**WHAT IS REQUIRED:** Please print exactly the lines below, from the start of the material up to and including the line with "from matplotlib.lines import Line2D", but none of the pictures.

**INFORMATION SHOWN:**
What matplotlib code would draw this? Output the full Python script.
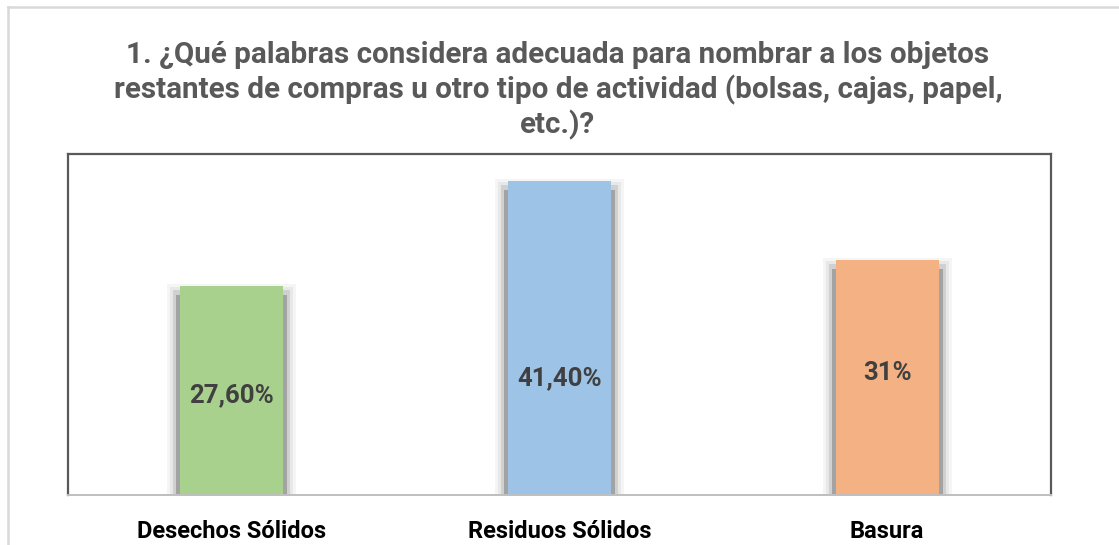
import matplotlib.pyplot as plt
from matplotlib.lines import Line2D

# data
categories = ['Desechos Sólidos', 'Residuos Sólidos', 'Basura']
values = [27.6, 41.4, 31.0]
value_labels = ['27,60%', '41,40%', '31%']
bar_colors = ['#a9d18e', '#9dc3e6', '#f4b183']
title_lines = [
    '1. ¿Qué palabras considera adecuada para nombrar a los objetos',
    'restantes de compras u otro tipo de actividad (bolsas, cajas, papel,',
    'etc.)?',
]
# label heights (data units), the labels were moved by hand in the original
label_pos = [13.2, 15.4, 16.1]

W, H = 1119, 545
plt.rcParams['font.family'] = ['Roboto', 'DejaVu Sans']

fig = plt.figure(figsize=(W / 100, H / 100), dpi=100)
ax = fig.add_axes([68 / W, 50 / H, 983 / W, 341 / H])

ymax = 45
ax.set_xlim(-0.5, 2.5)
ax.set_ylim(0, ymax)
px_x = 3.0 / 983
px_y = ymax / 341.0

bar_w = 0.314
x = list(range(len(categories)))

# soft gray shadow around each bar (like the Excel effect)
shadow_layers = [(13, -2, '#f5f5f5'), (10, 1, '#e8e8e8'), (7, 4, '#d0d0d0'), (4, 9, '#a3a3a3')]
for xi, v in zip(x, values):
    for grow, drop, col in shadow_layers:
        ax.bar(xi, v - drop * px_y, width=bar_w + 2 * grow * px_x, color=col, zorder=2)

ax.bar(x, values, width=bar_w, color=bar_colors, zorder=3)
ax.bar(x, [0.35] * 3, width=bar_w, bottom=-0.25, color='#262626', zorder=2.5)

for xi, lab, ly in zip(x, value_labels, label_pos):
    ax.text(xi, ly, lab, ha='center', va='center', fontsize=18.5, fontweight='bold',
            color='#404040', zorder=4)

ax.set_xticks(x)
ax.set_xticklabels(categories, fontsize=17, fontweight='bold', color='black')
ax.tick_params(axis='x', length=0, pad=18)
ax.set_yticks([])

for side in ['left', 'top', 'right']:
    ax.spines[side].set_color('#595959')
    ax.spines[side].set_linewidth(1.6)
ax.spines['bottom'].set_color('#bfbfbf')
ax.spines['bottom'].set_linewidth(1.4)
ax.spines['bottom'].set_zorder(5)

# title, one line at a time (baselines in pixels from the top)
for line, base in zip(title_lines, [63, 98, 133]):
    fig.text(0.4987, 1 - base / H, line, ha='center', va='baseline', fontsize=21.3,
             fontweight='bold', color='#595959')

# outer chart frame, cut off at right and bottom
fig.add_artist(Line2D([8 / W, 8 / W], [0, 1 - 7 / H], color='#d9d9d9', lw=1.8))
fig.add_artist(Line2D([8 / W, 1], [1 - 7 / H, 1 - 7 / H], color='#d9d9d9', lw=1.8))

fig.savefig('out.png', dpi=100, facecolor='white')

**RESULT:**
What matplotlib code would draw this? Output the full Python script.
import matplotlib.pyplot as plt
from matplotlib.lines import Line2D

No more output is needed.